◆ **Given problem**
Repeat every line exactly, keeping the pictures out of the copy.

◆ **Collected data**
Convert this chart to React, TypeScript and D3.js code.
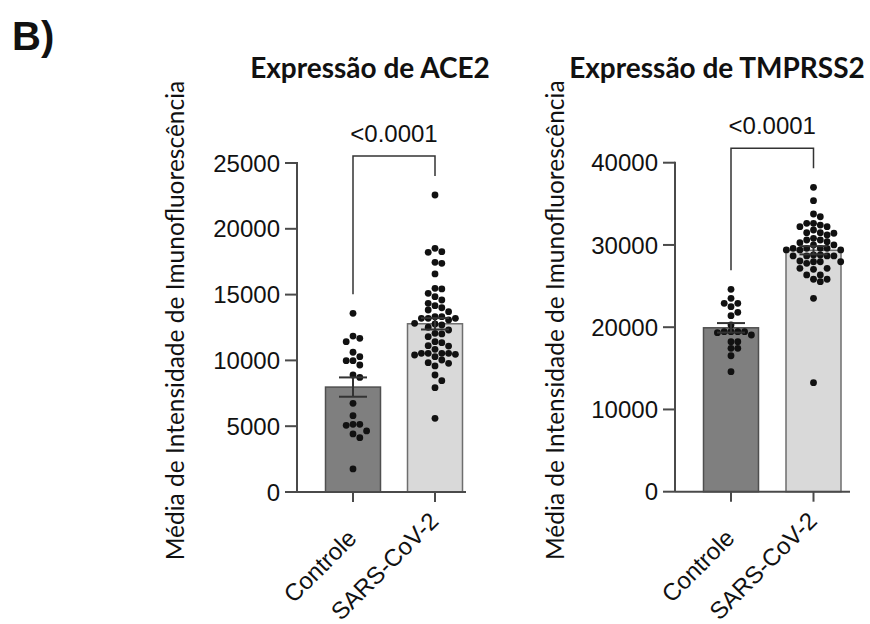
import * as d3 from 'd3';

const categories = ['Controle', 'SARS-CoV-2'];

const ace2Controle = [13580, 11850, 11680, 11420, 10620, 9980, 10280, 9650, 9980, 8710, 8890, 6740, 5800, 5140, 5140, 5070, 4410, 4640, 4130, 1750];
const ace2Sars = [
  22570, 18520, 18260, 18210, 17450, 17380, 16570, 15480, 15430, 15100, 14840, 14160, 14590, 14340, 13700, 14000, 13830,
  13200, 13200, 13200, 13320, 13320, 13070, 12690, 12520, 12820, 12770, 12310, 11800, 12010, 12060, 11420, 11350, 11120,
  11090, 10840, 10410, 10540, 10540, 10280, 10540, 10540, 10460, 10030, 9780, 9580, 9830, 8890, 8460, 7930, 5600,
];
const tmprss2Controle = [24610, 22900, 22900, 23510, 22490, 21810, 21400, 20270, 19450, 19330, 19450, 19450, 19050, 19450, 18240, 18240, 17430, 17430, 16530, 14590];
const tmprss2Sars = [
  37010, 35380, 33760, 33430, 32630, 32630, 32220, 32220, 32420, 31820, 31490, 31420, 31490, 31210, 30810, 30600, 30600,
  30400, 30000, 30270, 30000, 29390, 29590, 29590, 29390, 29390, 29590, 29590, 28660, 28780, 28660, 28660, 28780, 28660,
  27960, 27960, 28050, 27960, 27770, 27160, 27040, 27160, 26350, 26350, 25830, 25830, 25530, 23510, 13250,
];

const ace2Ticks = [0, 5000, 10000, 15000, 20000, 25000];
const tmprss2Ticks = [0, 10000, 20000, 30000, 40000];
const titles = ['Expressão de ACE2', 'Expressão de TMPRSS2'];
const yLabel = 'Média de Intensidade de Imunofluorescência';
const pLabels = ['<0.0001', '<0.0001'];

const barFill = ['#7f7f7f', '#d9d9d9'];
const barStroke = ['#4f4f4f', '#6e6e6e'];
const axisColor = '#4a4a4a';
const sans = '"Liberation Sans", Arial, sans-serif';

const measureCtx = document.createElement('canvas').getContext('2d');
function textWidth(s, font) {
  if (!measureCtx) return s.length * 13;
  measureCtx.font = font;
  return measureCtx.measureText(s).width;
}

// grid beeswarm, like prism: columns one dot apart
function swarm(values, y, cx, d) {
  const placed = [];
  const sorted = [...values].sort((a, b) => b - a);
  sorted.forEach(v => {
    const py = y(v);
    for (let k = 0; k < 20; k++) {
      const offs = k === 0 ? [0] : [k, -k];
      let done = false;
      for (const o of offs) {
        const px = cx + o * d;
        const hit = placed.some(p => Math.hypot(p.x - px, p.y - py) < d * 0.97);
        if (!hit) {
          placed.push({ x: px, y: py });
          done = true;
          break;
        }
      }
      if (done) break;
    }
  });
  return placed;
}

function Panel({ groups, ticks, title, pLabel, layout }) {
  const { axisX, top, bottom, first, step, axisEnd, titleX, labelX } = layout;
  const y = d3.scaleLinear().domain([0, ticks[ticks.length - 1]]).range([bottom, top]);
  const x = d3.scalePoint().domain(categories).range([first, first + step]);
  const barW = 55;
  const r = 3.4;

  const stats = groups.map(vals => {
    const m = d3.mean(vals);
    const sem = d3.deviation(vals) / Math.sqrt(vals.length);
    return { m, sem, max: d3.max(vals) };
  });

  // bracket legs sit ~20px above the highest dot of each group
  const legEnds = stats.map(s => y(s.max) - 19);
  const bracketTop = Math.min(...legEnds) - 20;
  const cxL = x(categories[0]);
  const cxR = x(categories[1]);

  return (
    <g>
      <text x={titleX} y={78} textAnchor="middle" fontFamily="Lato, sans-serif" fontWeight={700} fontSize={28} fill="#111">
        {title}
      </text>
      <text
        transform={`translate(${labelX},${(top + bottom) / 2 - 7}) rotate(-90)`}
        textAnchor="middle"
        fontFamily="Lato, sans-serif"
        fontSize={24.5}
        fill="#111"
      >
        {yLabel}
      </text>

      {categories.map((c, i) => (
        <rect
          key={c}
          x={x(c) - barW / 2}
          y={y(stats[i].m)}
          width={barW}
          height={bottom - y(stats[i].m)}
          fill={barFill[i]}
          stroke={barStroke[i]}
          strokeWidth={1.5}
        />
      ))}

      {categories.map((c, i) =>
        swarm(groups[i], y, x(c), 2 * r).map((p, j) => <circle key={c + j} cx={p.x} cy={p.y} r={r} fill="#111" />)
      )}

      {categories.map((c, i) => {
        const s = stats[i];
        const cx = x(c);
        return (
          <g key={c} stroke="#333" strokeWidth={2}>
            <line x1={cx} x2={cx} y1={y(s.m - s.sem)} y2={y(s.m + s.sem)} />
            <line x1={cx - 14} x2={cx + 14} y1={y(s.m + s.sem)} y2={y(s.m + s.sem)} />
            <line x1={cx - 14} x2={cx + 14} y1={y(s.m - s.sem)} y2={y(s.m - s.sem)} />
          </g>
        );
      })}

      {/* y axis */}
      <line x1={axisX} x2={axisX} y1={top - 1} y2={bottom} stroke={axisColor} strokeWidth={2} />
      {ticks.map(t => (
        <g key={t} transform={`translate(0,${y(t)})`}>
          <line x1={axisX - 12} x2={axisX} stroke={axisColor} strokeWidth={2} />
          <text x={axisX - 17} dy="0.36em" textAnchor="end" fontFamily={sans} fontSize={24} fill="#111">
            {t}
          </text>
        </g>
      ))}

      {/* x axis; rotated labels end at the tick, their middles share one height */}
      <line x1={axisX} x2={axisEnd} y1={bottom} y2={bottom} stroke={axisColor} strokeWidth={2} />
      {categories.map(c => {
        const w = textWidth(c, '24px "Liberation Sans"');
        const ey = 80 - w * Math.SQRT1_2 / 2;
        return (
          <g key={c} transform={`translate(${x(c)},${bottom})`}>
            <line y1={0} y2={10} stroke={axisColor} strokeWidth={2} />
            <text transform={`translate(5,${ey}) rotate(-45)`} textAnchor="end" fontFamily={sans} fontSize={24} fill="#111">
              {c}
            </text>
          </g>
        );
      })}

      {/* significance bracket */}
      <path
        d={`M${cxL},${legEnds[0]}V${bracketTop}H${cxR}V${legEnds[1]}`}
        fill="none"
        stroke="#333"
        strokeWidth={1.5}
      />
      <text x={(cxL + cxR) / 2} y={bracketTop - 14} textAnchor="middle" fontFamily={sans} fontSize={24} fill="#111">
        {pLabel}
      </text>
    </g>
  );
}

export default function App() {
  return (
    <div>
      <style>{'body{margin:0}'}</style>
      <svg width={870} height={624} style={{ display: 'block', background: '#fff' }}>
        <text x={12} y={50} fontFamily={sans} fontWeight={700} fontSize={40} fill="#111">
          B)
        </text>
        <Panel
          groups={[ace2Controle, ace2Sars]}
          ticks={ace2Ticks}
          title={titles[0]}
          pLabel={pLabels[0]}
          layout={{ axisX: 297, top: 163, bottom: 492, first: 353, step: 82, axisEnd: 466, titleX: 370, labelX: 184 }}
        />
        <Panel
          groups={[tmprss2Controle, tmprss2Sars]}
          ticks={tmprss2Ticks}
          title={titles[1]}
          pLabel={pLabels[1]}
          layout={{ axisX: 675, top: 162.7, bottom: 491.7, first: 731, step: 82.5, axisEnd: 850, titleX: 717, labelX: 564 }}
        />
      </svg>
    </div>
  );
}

◆ **Full answer**
Convert this chart to React, TypeScript and D3.js code.
import * as d3 from 'd3';

const categories = ['Controle', 'SARS-CoV-2'];

const ace2Controle = [13580, 11850, 11680, 11420, 10620, 9980, 10280, 9650, 9980, 8710, 8890, 6740, 5800, 5140, 5140, 5070, 4410, 4640, 4130, 1750];
const ace2Sars = [
  22570, 18520, 18260, 18210, 17450, 17380, 16570, 15480, 15430, 15100, 14840, 14160, 14590, 14340, 13700, 14000, 13830,
  13200, 13200, 13200, 13320, 13320, 13070, 12690, 12520, 12820, 12770, 12310, 11800, 12010, 12060, 11420, 11350, 11120,
  11090, 10840, 10410, 10540, 10540, 10280, 10540, 10540, 10460, 10030, 9780, 9580, 9830, 8890, 8460, 7930, 5600,
];
const tmprss2Controle = [24610, 22900, 22900, 23510, 22490, 21810, 21400, 20270, 19450, 19330, 19450, 19450, 19050, 19450, 18240, 18240, 17430, 17430, 16530, 14590];
const tmprss2Sars = [
  37010, 35380, 33760, 33430, 32630, 32630, 32220, 32220, 32420, 31820, 31490, 31420, 31490, 31210, 30810, 30600, 30600,
  30400, 30000, 30270, 30000, 29390, 29590, 29590, 29390, 29390, 29590, 29590, 28660, 28780, 28660, 28660, 28780, 28660,
  27960, 27960, 28050, 27960, 27770, 27160, 27040, 27160, 26350, 26350, 25830, 25830, 25530, 23510, 13250,
];

const ace2Ticks = [0, 5000, 10000, 15000, 20000, 25000];
const tmprss2Ticks = [0, 10000, 20000, 30000, 40000];
const titles = ['Expressão de ACE2', 'Expressão de TMPRSS2'];
const yLabel = 'Média de Intensidade de Imunofluorescência';
const pLabels = ['<0.0001', '<0.0001'];

const barFill = ['#7f7f7f', '#d9d9d9'];
const barStroke = ['#4f4f4f', '#6e6e6e'];
const axisColor = '#4a4a4a';
const sans = '"Liberation Sans", Arial, sans-serif';

const measureCtx = document.createElement('canvas').getContext('2d');
function textWidth(s, font) {
  if (!measureCtx) return s.length * 13;
  measureCtx.font = font;
  return measureCtx.measureText(s).width;
}

// grid beeswarm, like prism: columns one dot apart
function swarm(values, y, cx, d) {
  const placed = [];
  const sorted = [...values].sort((a, b) => b - a);
  sorted.forEach(v => {
    const py = y(v);
    for (let k = 0; k < 20; k++) {
      const offs = k === 0 ? [0] : [k, -k];
      let done = false;
      for (const o of offs) {
        const px = cx + o * d;
        const hit = placed.some(p => Math.hypot(p.x - px, p.y - py) < d * 0.97);
        if (!hit) {
          placed.push({ x: px, y: py });
          done = true;
          break;
        }
      }
      if (done) break;
    }
  });
  return placed;
}

function Panel({ groups, ticks, title, pLabel, layout }) {
  const { axisX, top, bottom, first, step, axisEnd, titleX, labelX } = layout;
  const y = d3.scaleLinear().domain([0, ticks[ticks.length - 1]]).range([bottom, top]);
  const x = d3.scalePoint().domain(categories).range([first, first + step]);
  const barW = 55;
  const r = 3.4;

  const stats = groups.map(vals => {
    const m = d3.mean(vals);
    const sem = d3.deviation(vals) / Math.sqrt(vals.length);
    return { m, sem, max: d3.max(vals) };
  });

  // bracket legs sit ~20px above the highest dot of each group
  const legEnds = stats.map(s => y(s.max) - 19);
  const bracketTop = Math.min(...legEnds) - 20;
  const cxL = x(categories[0]);
  const cxR = x(categories[1]);

  return (
    <g>
      <text x={titleX} y={78} textAnchor="middle" fontFamily="Lato, sans-serif" fontWeight={700} fontSize={28} fill="#111">
        {title}
      </text>
      <text
        transform={`translate(${labelX},${(top + bottom) / 2 - 7}) rotate(-90)`}
        textAnchor="middle"
        fontFamily="Lato, sans-serif"
        fontSize={24.5}
        fill="#111"
      >
        {yLabel}
      </text>

      {categories.map((c, i) => (
        <rect
          key={c}
          x={x(c) - barW / 2}
          y={y(stats[i].m)}
          width={barW}
          height={bottom - y(stats[i].m)}
          fill={barFill[i]}
          stroke={barStroke[i]}
          strokeWidth={1.5}
        />
      ))}

      {categories.map((c, i) =>
        swarm(groups[i], y, x(c), 2 * r).map((p, j) => <circle key={c + j} cx={p.x} cy={p.y} r={r} fill="#111" />)
      )}

      {categories.map((c, i) => {
        const s = stats[i];
        const cx = x(c);
        return (
          <g key={c} stroke="#333" strokeWidth={2}>
            <line x1={cx} x2={cx} y1={y(s.m - s.sem)} y2={y(s.m + s.sem)} />
            <line x1={cx - 14} x2={cx + 14} y1={y(s.m + s.sem)} y2={y(s.m + s.sem)} />
            <line x1={cx - 14} x2={cx + 14} y1={y(s.m - s.sem)} y2={y(s.m - s.sem)} />
          </g>
        );
      })}

      {/* y axis */}
      <line x1={axisX} x2={axisX} y1={top - 1} y2={bottom} stroke={axisColor} strokeWidth={2} />
      {ticks.map(t => (
        <g key={t} transform={`translate(0,${y(t)})`}>
          <line x1={axisX - 12} x2={axisX} stroke={axisColor} strokeWidth={2} />
          <text x={axisX - 17} dy="0.36em" textAnchor="end" fontFamily={sans} fontSize={24} fill="#111">
            {t}
          </text>
        </g>
      ))}

      {/* x axis; rotated labels end at the tick, their middles share one height */}
      <line x1={axisX} x2={axisEnd} y1={bottom} y2={bottom} stroke={axisColor} strokeWidth={2} />
      {categories.map(c => {
        const w = textWidth(c, '24px "Liberation Sans"');
        const ey = 80 - w * Math.SQRT1_2 / 2;
        return (
          <g key={c} transform={`translate(${x(c)},${bottom})`}>
            <line y1={0} y2={10} stroke={axisColor} strokeWidth={2} />
            <text transform={`translate(5,${ey}) rotate(-45)`} textAnchor="end" fontFamily={sans} fontSize={24} fill="#111">
              {c}
            </text>
          </g>
        );
      })}

      {/* significance bracket */}
      <path
        d={`M${cxL},${legEnds[0]}V${bracketTop}H${cxR}V${legEnds[1]}`}
        fill="none"
        stroke="#333"
        strokeWidth={1.5}
      />
      <text x={(cxL + cxR) / 2} y={bracketTop - 14} textAnchor="middle" fontFamily={sans} fontSize={24} fill="#111">
        {pLabel}
      </text>
    </g>
  );
}

export default function App() {
  return (
    <div>
      <style>{'body{margin:0}'}</style>
      <svg width={870} height={624} style={{ display: 'block', background: '#fff' }}>
        <text x={12} y={50} fontFamily={sans} fontWeight={700} fontSize={40} fill="#111">
          B)
        </text>
        <Panel
          groups={[ace2Controle, ace2Sars]}
          ticks={ace2Ticks}
          title={titles[0]}
          pLabel={pLabels[0]}
          layout={{ axisX: 297, top: 163, bottom: 492, first: 353, step: 82, axisEnd: 466, titleX: 370, labelX: 184 }}
        />
        <Panel
          groups={[tmprss2Controle, tmprss2Sars]}
          ticks={tmprss2Ticks}
          title={titles[1]}
          pLabel={pLabels[1]}
          layout={{ axisX: 675, top: 162.7, bottom: 491.7, first: 731, step: 82.5, axisEnd: 850, titleX: 717, labelX: 564 }}
        />
      </svg>
    </div>
  );
}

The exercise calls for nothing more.